Pour mener à bien ces objectifs, trois alliances, reconnues comme difficiles par les organisateurs, ont été définies. Entre «l'exigence artistique dont dépendent la reconnaissance et la notoriété européenne et l'exigence populaire dont dépendent l'adhésion et la participation des citoyens». Entre «la dimension internationale inhérente au statut de capitale et l'ambition locale de transformation urbaine par la culture». Entre «le caractère exceptionnel de certains des événements marquants de l'année et la volonté d'un développement durable de l'activité». Des équilibres donc à maintenir avec attention, ce qui explique que les organisateurs veulent prendre tout le temps nécessaire d'une bonne programmation. La dimension méditerranéenne est revenue plusieurs fois lors de cette conférence sous le leitmotiv du «partage des Midis». Michel Vauzelles a notamment déclaré : «Lorsque la moitié de la famille est à Alger et l'autre moitié ici, nous ne sommes plus en voisinage mais en cohabitation. Nous devons faire en sorte que l'événement soit Marseille-Provence-Méditerranée» Et, s'inscrivant dans l'actualité du monde arabe, il ajoutera : «Nous soutenons les combats pour la liberté dans le respect des indépendances».

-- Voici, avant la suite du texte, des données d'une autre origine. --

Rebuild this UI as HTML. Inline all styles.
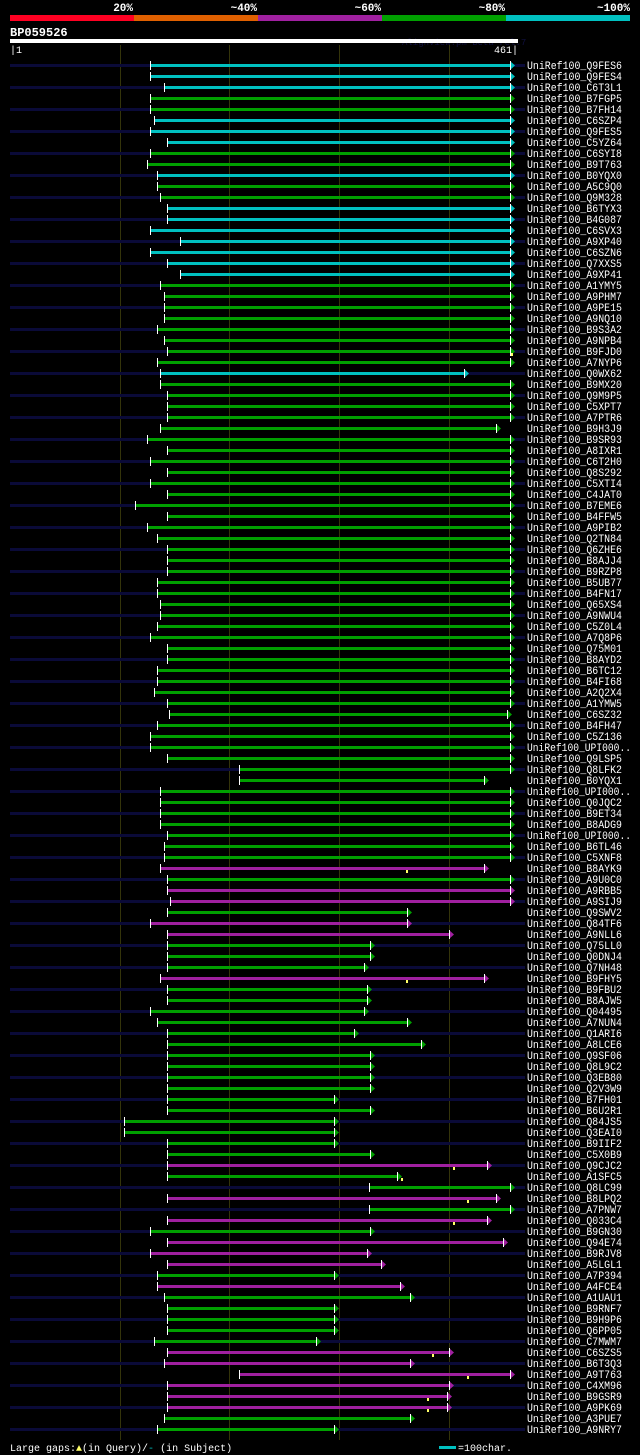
<!DOCTYPE html>
<html><head><meta charset="utf-8"><style>
html,body{margin:0;padding:0;background:#000;}
svg{display:block;font-family:"Liberation Mono","DejaVu Sans Mono",monospace;}
</style></head><body>
<svg id="chart" width="640" height="1455" viewBox="0 0 640 1455" xmlns="http://www.w3.org/2000/svg">
<rect x="0" y="0" width="640" height="1455" fill="#000"/>
<g>
<rect x="10" y="15" width="124" height="6" fill="#ff0022"/>
<rect x="134" y="15" width="124" height="6" fill="#e06000"/>
<rect x="258" y="15" width="124" height="6" fill="#a020a0"/>
<rect x="382" y="15" width="124" height="6" fill="#00a000"/>
<rect x="506" y="15" width="124" height="6" fill="#00c0c0"/>
<g font-weight="bold" font-size="11" fill="#fff" text-anchor="end">
<text x="133" y="11">20%</text>
<text x="257" y="11">~40%</text>
<text x="381" y="11">~60%</text>
<text x="505" y="11">~80%</text>
<text x="630" y="11">~100%</text>
</g></g>
<text x="10" y="36" font-size="12" font-weight="bold" fill="#fff">BP059526</text>
<text x="402" y="45" font-size="9" fill="#101040">AlignView.pm Beta rel.7</text>
<rect x="10" y="39" width="508" height="4" fill="#fff"/>
<text x="10" y="53" font-size="10" fill="#fff">|1</text>
<text x="518" y="53" font-size="10" fill="#fff" text-anchor="end">461|</text>
<g id="grid"></g>
<g id="rows"></g>
<g>
<text x="10" y="1451" font-size="10" fill="#fff">Large gaps:<tspan fill="#ffff66">▲</tspan>(in Query)/<tspan fill="#00c0c0">-</tspan> (in Subject)</text>
<rect x="439" y="1446" width="17" height="3" fill="#00c0c0"/>
<text x="458" y="1451" font-size="10" fill="#fff">=100char.</text>
</g>
</svg>
<script>
const names=["Q9FES6","Q9FES4","C6T3L1","B7FGP5","B7FH14","C6SZP4","Q9FES5","C5YZ64","C6SYI8","B9T763","B0YQX0","A5C9Q0","Q9M328","B6TYX3","B4G087","C6SVX3","A9XP40","C6SZN6","Q7XXS5","A9XP41","A1YMY5","A9PHM7","A9PE15","A9NQ10","B9S3A2","A9NPB4","B9FJD0","A7NYP6","Q0WX62","B9MX20","Q9M9P5","C5XPT7","A7PTR6","B9H3J9","B9SR93","A8IXR1","C6T2H0","Q8S292","C5XTI4","C4JAT0","B7EME6","B4FFW5","A9PIB2","Q2TN84","Q6ZHE6","B8AJJ4","B9RZP8","B5UB77","B4FN17","Q65XS4","A9NWU4","C5Z0L4","A7Q8P6","Q75M01","B8AYD2","B6TC12","B4FI68","A2Q2X4","A1YMW5","C6SZ32","B4FH47","C5Z136","UPI000..","Q9LSP5","Q8LFK2","B0YQX1","UPI000..","Q0JQC2","B9ET34","B8ADG9","UPI000..","B6TL46","C5XNF8","B8AYK9","A9U0C0","A9RBB5","A9SIJ9","Q9SWV2","Q84TF6","A9NLL6","Q75LL0","Q0DNJ4","Q7NH48","B9FHY5","B9FBU2","B8AJW5","Q04495","A7NUN4","Q1ARI6","A8LCE6","Q9SF06","Q8L9C2","Q3EB80","Q2V3W9","B7FH01","B6U2R1","Q84JS5","Q3EAI0","B9IIF2","C5X0B9","Q9CJC2","A1SFC5","Q8LC99","B8LPQ2","A7PNW7","Q033C4","B9GN30","Q94E74","B9RJV8","A5LGL1","A7P394","A4FCE4","A1UAU1","B9RNF7","B9H9P6","Q6PP05","C7MWM7","C6SZS5","B6T3Q3","A9T763","C4XM96","B9GSR9","A9PK69","A3PUE7","A9NRY7"];
const starts=[129,129,141,129,129,132,129,144,129,126,135,135,138,144,144,129,156,129,144,156,138,141,141,141,135,141,144,135,138,138,144,144,144,138,126,144,129,144,129,144,115,144,126,135,144,144,144,135,135,138,138,135,129,144,144,135,135,132,144,146,135,129,129,144,210,210,138,138,138,138,144,141,141,138,144,144,147,144,129,144,144,144,144,138,144,144,129,135,144,144,144,144,144,144,144,144,105,105,144,144,144,144,328,144,328,144,129,144,129,144,135,135,141,144,144,144,132,144,141,210,144,144,144,141,135];
const ends=[461,461,461,461,461,461,461,461,461,461,461,461,461,461,461,461,461,461,461,461,461,461,461,461,461,461,461,461,419,461,461,461,461,448,461,461,461,461,461,461,461,461,461,461,461,461,461,461,461,461,461,461,461,461,461,461,461,461,461,458,461,461,461,461,461,437,461,461,461,461,461,461,461,437,461,461,461,367,367,406,334,334,328,437,331,331,328,367,319,380,334,334,334,334,301,334,301,301,301,334,440,358,461,448,461,440,334,455,331,344,301,361,370,301,301,301,284,406,370,461,406,404,404,370,301];
const identity="CCCGGCCCGGCGGCCCCCCCGGGGGGGGCGGGGGGGGGGGGGGGGGGGGGGGGGGGGGGGGGGGGGGGGGGGGMGMMGMMGGGMGGGGGGGGGGGGGGGGMGGMGMGMMMGMGGGGGMMMMMMGG";
const gapRows=[26,73,83,100,101,103,105,117,119,121,122];
const gapPos=[458,363,363,406,358,418,406,386,418,382,382];
const gridPos=[101,201,301,401];
const colors={C:"#00c0c0",G:"#00a000",M:"#a020a0"};
const ns="http://www.w3.org/2000/svg";
function xs(p){return Math.round(10+(p-1)*1.0975);}
function ys(i){return 65+i*11;}
function mk(tag,attrs,parent){const e=document.createElementNS(ns,tag);for(const k in attrs)e.setAttribute(k,attrs[k]);parent.appendChild(e);return e;}
const grid=document.getElementById('grid');
gridPos.forEach(p=>{
  const l=mk('rect',{x:xs(p),y:45,width:1,height:1395,fill:'#34340a'},grid);
  
  
});
const rows=document.getElementById('rows');
names.forEach((n,i)=>{
  const y=ys(i);
  const g=mk('g',{},rows);
  
  
  if(i%2===0){
    const bg=mk('rect',{x:10,y:y-1,width:515,height:3,fill:'#0a0a38'},g);
    
    
  }
  const c=colors[identity[i]];
  const x0=xs(starts[i]),tip=xs(ends[i]);
  const bar=mk('rect',{x:x0,y:y-1,width:tip-5-x0,height:3,fill:c},g);
  
  
  const st=mk('rect',{x:x0,y:y-4,width:1,height:9,fill:'#fff'},g);
  
  
  const ar=mk('polygon',{points:(tip-5)+','+(y-4)+' '+tip+','+(y+0.5)+' '+(tip-5)+','+(y+5),fill:c},g);
  
  
  const aw=mk('rect',{x:tip-5,y:y-4,width:1,height:9,fill:'#fff'},g);
  
  
  const t=mk('text',{x:527,y:y+4,'font-size':11,fill:'#fff',textLength:95,lengthAdjust:'spacingAndGlyphs'},g);
  t.textContent='UniRef100_'+n;
  if(n.endsWith('..')){t.setAttribute('textLength',104);}
  
  
});
gapRows.forEach((r,k)=>{
  const y=ys(r);
  const m=mk('rect',{x:xs(gapPos[k])-1,y:y+2,width:2,height:3,fill:'#ffff66'},rows);
  
  
});
</script>
</body></html>
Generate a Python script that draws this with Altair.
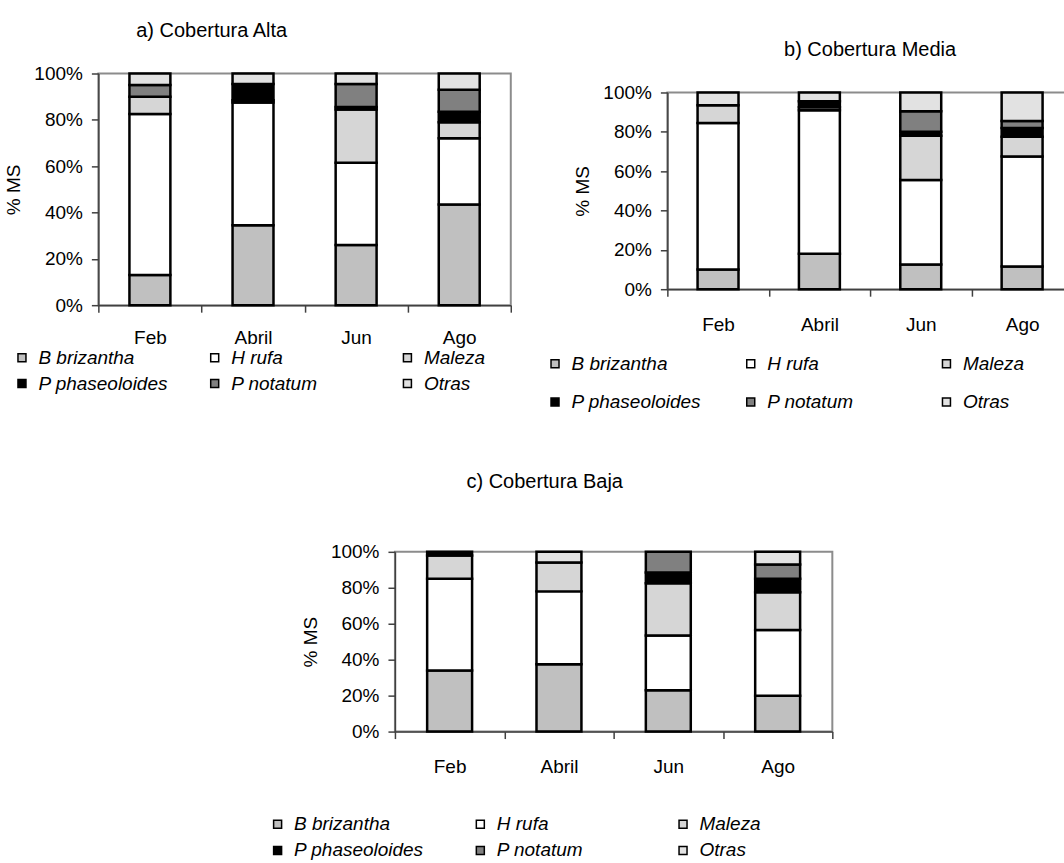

Sous le thème général «Méditerranée, le partage des Midis», on compte trois projets se déroulant toute l'année : Les ateliers de l'Euro-méditerranée, les actions de participation citoyenne et les festivals du territoire dont on dénombre 300 en été seulement ! Viennent ensuite quatre thématiques déclinées chacune en projets structurants, expositions et ouvertures de lieux culturels. Il s'agit de : «Marseille-Provence accueille le monde, La cité radieuse, L'art prend l'air, Révélations». Dans cette approche, les liens avec les capitales du bassin méditerranéen seront renforcés par des actions culturelles diverses. Alger figure en bonne place dans ce dispositif. Les organisateurs y tiennent particulièrement pour des raisons évidentes : humaines, du fait de la grande communauté marseillaise originaire d'Algérie, commerciales, les deux ports étant fortement liés. Et Alger, en plus de ces mêmes raisons, souhaite donner à ses arts et sa littérature une diffusion à l'échelle européenne. Une convention-cadre a été signée entre l'association MP13 et l'AARC. Les artistes algériens vivant à Marseille espèrent y figurer. En attendant, les chantiers de 2013 redonnent à la ville phocéenne une ardeur qui commence à se voir.